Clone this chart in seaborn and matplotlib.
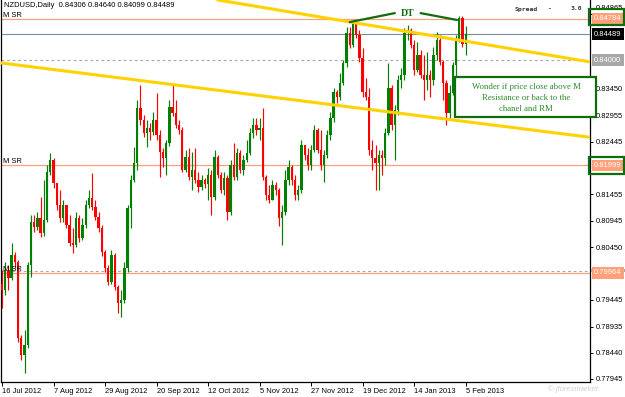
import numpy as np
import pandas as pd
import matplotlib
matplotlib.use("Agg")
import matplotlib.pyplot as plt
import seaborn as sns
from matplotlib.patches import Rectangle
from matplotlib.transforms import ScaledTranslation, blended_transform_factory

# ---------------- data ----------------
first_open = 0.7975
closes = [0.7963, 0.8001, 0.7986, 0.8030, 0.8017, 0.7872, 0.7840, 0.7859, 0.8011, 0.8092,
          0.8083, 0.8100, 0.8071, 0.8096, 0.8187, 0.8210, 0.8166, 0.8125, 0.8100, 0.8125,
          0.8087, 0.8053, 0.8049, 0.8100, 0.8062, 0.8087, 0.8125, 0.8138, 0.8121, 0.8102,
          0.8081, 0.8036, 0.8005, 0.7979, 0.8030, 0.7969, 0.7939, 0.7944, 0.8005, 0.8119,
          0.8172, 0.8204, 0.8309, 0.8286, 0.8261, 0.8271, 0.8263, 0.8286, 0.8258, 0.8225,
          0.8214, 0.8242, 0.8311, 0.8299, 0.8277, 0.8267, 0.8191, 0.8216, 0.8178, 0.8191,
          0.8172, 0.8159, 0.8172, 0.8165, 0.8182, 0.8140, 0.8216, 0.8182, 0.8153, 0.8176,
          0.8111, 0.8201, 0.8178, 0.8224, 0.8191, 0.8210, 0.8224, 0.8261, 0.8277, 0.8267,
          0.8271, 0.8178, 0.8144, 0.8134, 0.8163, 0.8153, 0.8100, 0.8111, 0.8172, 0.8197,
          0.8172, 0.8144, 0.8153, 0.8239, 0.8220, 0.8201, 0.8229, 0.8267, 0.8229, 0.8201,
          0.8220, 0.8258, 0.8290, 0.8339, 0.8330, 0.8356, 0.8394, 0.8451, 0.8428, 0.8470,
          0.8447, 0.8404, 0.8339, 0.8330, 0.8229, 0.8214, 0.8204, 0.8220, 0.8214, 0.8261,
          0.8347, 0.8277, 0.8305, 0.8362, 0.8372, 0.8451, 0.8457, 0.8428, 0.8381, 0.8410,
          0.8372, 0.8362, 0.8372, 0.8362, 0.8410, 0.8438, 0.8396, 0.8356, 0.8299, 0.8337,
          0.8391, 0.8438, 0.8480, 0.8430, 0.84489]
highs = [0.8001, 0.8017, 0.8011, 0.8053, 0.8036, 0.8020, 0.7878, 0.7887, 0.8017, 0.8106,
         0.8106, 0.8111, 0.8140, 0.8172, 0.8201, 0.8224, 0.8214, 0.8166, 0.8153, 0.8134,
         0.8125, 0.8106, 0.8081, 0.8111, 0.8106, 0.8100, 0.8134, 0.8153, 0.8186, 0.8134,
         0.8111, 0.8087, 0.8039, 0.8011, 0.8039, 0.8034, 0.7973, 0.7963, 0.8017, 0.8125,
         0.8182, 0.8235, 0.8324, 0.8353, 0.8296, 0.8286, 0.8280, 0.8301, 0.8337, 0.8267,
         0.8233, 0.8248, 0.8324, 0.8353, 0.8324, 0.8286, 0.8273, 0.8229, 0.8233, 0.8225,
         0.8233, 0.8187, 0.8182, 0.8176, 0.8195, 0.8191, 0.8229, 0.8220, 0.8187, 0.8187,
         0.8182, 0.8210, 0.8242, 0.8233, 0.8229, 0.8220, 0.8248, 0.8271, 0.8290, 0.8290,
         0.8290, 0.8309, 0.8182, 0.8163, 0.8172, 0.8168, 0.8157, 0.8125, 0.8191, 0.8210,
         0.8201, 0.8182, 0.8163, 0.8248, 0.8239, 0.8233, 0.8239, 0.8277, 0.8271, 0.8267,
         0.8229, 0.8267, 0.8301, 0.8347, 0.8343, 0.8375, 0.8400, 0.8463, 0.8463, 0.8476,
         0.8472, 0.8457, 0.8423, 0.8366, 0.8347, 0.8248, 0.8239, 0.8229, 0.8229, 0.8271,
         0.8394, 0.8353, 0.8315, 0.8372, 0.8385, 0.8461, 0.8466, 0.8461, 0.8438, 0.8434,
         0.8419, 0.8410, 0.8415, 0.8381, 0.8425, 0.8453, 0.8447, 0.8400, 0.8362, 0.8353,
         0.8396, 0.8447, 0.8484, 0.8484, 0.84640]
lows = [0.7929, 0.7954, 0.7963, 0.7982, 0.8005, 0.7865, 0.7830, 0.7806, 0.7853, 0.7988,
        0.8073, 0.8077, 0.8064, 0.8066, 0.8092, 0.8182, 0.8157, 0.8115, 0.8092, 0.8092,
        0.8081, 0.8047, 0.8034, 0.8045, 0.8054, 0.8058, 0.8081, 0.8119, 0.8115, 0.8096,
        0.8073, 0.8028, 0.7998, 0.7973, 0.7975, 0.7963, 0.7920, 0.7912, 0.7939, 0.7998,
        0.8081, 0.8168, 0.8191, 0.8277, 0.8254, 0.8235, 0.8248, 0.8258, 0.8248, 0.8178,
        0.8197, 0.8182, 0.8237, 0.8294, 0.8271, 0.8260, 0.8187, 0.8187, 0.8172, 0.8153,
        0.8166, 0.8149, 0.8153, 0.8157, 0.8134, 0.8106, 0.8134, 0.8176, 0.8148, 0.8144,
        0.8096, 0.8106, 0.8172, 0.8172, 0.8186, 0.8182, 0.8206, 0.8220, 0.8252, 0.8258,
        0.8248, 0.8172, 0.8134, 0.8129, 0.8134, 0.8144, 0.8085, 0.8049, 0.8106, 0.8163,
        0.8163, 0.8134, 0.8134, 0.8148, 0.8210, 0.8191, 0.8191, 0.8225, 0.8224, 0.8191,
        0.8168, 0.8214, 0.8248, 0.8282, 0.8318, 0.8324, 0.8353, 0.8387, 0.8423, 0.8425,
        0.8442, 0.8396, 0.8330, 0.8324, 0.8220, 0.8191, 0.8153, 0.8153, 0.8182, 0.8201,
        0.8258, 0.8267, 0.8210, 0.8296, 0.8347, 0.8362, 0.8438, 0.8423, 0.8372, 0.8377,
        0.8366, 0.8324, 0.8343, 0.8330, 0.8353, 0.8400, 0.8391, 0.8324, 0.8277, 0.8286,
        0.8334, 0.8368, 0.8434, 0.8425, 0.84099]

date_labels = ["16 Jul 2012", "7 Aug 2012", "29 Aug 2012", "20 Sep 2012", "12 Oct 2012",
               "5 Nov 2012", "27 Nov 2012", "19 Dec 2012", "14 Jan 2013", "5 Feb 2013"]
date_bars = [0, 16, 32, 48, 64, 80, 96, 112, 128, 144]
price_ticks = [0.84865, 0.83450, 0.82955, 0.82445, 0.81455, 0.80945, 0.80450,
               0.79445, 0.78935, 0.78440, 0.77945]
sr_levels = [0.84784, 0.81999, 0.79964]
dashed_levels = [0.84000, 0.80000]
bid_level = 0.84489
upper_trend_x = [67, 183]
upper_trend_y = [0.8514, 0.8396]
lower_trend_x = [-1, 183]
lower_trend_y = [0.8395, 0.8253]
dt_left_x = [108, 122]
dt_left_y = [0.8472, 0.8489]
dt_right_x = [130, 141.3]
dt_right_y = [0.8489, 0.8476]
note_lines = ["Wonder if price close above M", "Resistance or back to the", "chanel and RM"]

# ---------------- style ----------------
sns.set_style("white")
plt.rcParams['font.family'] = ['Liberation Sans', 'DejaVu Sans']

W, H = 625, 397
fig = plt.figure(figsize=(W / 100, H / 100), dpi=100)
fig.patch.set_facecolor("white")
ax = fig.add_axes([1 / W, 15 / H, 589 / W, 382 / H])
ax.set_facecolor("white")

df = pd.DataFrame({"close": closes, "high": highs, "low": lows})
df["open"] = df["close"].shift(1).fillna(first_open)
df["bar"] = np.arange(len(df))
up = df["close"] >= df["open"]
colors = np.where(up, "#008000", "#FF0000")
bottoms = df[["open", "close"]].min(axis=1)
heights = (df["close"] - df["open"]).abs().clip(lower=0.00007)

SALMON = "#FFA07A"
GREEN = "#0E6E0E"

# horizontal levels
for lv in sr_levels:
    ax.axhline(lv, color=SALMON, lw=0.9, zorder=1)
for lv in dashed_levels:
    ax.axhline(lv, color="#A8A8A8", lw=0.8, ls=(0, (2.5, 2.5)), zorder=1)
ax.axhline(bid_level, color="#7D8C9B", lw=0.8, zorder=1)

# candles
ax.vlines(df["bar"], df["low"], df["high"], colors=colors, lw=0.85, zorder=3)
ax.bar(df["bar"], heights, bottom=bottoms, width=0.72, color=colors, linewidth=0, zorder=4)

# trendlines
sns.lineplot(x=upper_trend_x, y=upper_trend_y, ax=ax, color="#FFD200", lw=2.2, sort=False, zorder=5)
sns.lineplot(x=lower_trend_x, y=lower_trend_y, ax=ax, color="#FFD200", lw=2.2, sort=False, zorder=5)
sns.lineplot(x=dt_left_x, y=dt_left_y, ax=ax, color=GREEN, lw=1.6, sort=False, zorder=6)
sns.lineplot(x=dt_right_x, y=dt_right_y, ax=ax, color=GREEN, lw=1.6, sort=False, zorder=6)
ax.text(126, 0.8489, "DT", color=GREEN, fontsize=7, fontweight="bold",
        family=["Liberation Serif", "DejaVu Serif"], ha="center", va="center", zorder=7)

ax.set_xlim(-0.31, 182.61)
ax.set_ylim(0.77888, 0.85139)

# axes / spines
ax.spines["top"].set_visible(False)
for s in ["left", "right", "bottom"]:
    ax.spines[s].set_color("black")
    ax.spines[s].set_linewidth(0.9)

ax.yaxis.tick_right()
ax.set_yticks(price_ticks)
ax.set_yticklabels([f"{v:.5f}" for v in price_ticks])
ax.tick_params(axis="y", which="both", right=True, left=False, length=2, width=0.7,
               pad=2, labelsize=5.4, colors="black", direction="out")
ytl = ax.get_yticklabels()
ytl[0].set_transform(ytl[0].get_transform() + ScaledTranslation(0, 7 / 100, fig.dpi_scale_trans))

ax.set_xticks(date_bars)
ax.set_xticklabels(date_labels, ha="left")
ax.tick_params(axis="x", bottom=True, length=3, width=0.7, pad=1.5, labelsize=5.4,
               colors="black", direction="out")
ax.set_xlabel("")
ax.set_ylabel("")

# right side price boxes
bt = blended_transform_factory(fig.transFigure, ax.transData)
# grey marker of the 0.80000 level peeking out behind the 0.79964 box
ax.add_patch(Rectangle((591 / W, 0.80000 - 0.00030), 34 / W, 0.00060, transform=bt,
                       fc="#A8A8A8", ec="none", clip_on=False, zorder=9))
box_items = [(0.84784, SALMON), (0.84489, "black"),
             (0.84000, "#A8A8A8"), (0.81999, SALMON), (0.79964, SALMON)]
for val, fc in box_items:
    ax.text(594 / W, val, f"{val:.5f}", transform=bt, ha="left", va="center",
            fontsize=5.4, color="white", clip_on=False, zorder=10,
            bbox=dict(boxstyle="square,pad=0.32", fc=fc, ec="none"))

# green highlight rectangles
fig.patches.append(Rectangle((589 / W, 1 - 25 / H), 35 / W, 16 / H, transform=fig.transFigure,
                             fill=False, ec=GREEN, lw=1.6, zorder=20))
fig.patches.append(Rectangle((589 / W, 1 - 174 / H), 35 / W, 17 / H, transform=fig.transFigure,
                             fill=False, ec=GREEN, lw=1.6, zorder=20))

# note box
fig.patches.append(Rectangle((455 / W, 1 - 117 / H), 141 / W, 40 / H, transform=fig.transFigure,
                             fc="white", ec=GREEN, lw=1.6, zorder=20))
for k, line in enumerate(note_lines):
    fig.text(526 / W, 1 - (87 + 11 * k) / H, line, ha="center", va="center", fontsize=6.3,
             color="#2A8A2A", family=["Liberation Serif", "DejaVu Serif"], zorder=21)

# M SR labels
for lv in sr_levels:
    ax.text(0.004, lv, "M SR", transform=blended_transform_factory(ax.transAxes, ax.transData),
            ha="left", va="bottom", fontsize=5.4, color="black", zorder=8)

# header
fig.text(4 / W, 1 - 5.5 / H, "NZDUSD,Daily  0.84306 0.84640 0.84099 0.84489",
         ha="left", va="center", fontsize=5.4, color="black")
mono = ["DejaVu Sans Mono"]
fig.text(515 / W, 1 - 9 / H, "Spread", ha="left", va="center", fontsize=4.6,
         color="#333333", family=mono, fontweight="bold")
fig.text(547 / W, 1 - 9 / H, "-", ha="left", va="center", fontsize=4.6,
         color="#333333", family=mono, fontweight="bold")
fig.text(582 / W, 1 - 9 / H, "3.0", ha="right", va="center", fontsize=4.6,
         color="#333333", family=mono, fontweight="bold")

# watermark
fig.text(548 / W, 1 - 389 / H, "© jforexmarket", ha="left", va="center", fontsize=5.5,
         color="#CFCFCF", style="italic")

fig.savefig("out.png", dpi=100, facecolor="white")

-=-=-=-=-

**STATED EXERCISE**. Give again exactly the lines running from the beginning of the material above through the line that contains "from matplotlib.transforms import", and leave out every picture.

**FULL OUTPUT**.
Clone this chart in seaborn and matplotlib.
import numpy as np
import pandas as pd
import matplotlib
matplotlib.use("Agg")
import matplotlib.pyplot as plt
import seaborn as sns
from matplotlib.patches import Rectangle
from matplotlib.transforms import ScaledTranslation, blended_transform_factory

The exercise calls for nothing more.